● What is expected:
Reproduce every entry below precisely. Pictures are excluded from the copy.

(Data extracted from a collection)
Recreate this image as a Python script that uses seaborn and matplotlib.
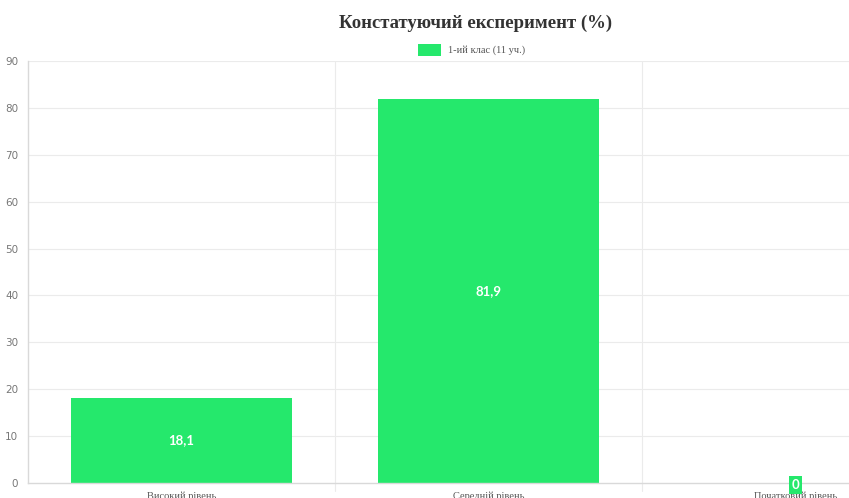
import matplotlib
matplotlib.use("Agg")
import matplotlib.pyplot as plt
import seaborn as sns
import pandas as pd

categories = ["Високий рівень", "Середній рівень", "Початковий рівень"]
values = [18.1, 81.9, 0]
series_name = "1-ий клас (11 уч.)"
title = "Констатуючий експеримент (%)"
y_ticks = [0, 10, 20, 30, 40, 50, 60, 70, 80, 90]

sns.set_theme(style="white")
plt.rcParams['font.family'] = ['DejaVu Sans']

GREEN = "#25e86c"
W, H = 849, 498
fig = plt.figure(figsize=(W / 100, H / 100), dpi=100)
ax = fig.add_axes([28 / W, 15 / H, 921 / W, 422 / H])

df = pd.DataFrame({"cat": categories, "val": values, "series": series_name})
sns.barplot(data=df, x="cat", y="val", hue="series", palette=[GREEN],
            width=0.72, ax=ax, saturation=1, legend=False, edgecolor=GREEN, linewidth=0)

ax.set_xlim(-0.5, 2.5)
ax.set_ylim(0, 90)
ax.set_yticks(y_ticks)
ax.set_xlabel("")
ax.set_ylabel("")

# grid
for y in y_ticks[1:]:
    ax.axhline(y, color="#ebebeb", lw=0.8, zorder=0)
for xv in [0.5, 1.5]:
    ax.axvline(xv, color="#ebebeb", lw=0.8, zorder=0)
    ax.plot([xv, xv], [0, -1.6], color="#ebebeb", lw=0.8, clip_on=False)

for s in ["top", "right"]:
    ax.spines[s].set_visible(False)
ax.spines["left"].set_color("#d9d9d9")
ax.spines["bottom"].set_color("#d9d9d9")
ax.spines["left"].set_linewidth(1)
ax.spines["bottom"].set_linewidth(1)

ax.tick_params(axis="y", length=5, color="#d9d9d9", pad=2, labelsize=7.5, labelcolor="#777777")
ax.tick_params(axis="x", length=0, pad=6)
ax.set_xticks([0, 1, 2])
ax.set_xticklabels(categories, fontfamily="Liberation Serif", fontsize=7.5, color="#555555")

for i, v in enumerate(values):
    label = f"{v:g}".replace(".", ",")
    if v > 0:
        ax.text(i, v / 2, label, ha="center", va="center", color="white",
                fontsize=9.5, fontweight="bold", fontfamily="Lato")
    else:
        ax.text(i, -0.45, label, ha="center", va="center", color="white",
                fontsize=9.5, fontweight="bold", fontfamily="Lato", zorder=5,
                bbox=dict(boxstyle="square,pad=0.2", fc=GREEN, ec="none"))

fig.text(476 / W, 1 - 23 / H, title, ha="center", va="center",
         fontfamily="Liberation Serif", fontweight="bold", fontsize=13.5, color="#333333")

# legend
from matplotlib.patches import Rectangle
fig.patches.append(Rectangle((418 / W, 1 - 56 / H), 23 / W, 12 / H, transform=fig.transFigure,
                             facecolor=GREEN, edgecolor="none"))
fig.text(448 / W, 1 - 50 / H, series_name, ha="left", va="center",
         fontfamily="Liberation Serif", fontsize=7.5, color="#555555")

fig.savefig("out.png", dpi=100)
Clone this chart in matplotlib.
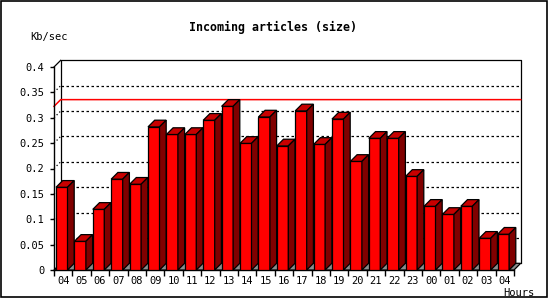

● Solution to the exercise:
Recreate this image as a Python script that uses seaborn and matplotlib.
import matplotlib
matplotlib.use("Agg")
import matplotlib.pyplot as plt
import seaborn as sns
import pandas as pd

categories = ["Високий рівень", "Середній рівень", "Початковий рівень"]
values = [18.1, 81.9, 0]
series_name = "1-ий клас (11 уч.)"
title = "Констатуючий експеримент (%)"
y_ticks = [0, 10, 20, 30, 40, 50, 60, 70, 80, 90]

sns.set_theme(style="white")
plt.rcParams['font.family'] = ['DejaVu Sans']

GREEN = "#25e86c"
W, H = 849, 498
fig = plt.figure(figsize=(W / 100, H / 100), dpi=100)
ax = fig.add_axes([28 / W, 15 / H, 921 / W, 422 / H])

df = pd.DataFrame({"cat": categories, "val": values, "series": series_name})
sns.barplot(data=df, x="cat", y="val", hue="series", palette=[GREEN],
            width=0.72, ax=ax, saturation=1, legend=False, edgecolor=GREEN, linewidth=0)

ax.set_xlim(-0.5, 2.5)
ax.set_ylim(0, 90)
ax.set_yticks(y_ticks)
ax.set_xlabel("")
ax.set_ylabel("")

# grid
for y in y_ticks[1:]:
    ax.axhline(y, color="#ebebeb", lw=0.8, zorder=0)
for xv in [0.5, 1.5]:
    ax.axvline(xv, color="#ebebeb", lw=0.8, zorder=0)
    ax.plot([xv, xv], [0, -1.6], color="#ebebeb", lw=0.8, clip_on=False)

for s in ["top", "right"]:
    ax.spines[s].set_visible(False)
ax.spines["left"].set_color("#d9d9d9")
ax.spines["bottom"].set_color("#d9d9d9")
ax.spines["left"].set_linewidth(1)
ax.spines["bottom"].set_linewidth(1)

ax.tick_params(axis="y", length=5, color="#d9d9d9", pad=2, labelsize=7.5, labelcolor="#777777")
ax.tick_params(axis="x", length=0, pad=6)
ax.set_xticks([0, 1, 2])
ax.set_xticklabels(categories, fontfamily="Liberation Serif", fontsize=7.5, color="#555555")

for i, v in enumerate(values):
    label = f"{v:g}".replace(".", ",")
    if v > 0:
        ax.text(i, v / 2, label, ha="center", va="center", color="white",
                fontsize=9.5, fontweight="bold", fontfamily="Lato")
    else:
        ax.text(i, -0.45, label, ha="center", va="center", color="white",
                fontsize=9.5, fontweight="bold", fontfamily="Lato", zorder=5,
                bbox=dict(boxstyle="square,pad=0.2", fc=GREEN, ec="none"))

fig.text(476 / W, 1 - 23 / H, title, ha="center", va="center",
         fontfamily="Liberation Serif", fontweight="bold", fontsize=13.5, color="#333333")

# legend
from matplotlib.patches import Rectangle
fig.patches.append(Rectangle((418 / W, 1 - 56 / H), 23 / W, 12 / H, transform=fig.transFigure,
                             facecolor=GREEN, edgecolor="none"))
fig.text(448 / W, 1 - 50 / H, series_name, ha="left", va="center",
         fontfamily="Liberation Serif", fontsize=7.5, color="#555555")

fig.savefig("out.png", dpi=100)
Clone this chart in matplotlib.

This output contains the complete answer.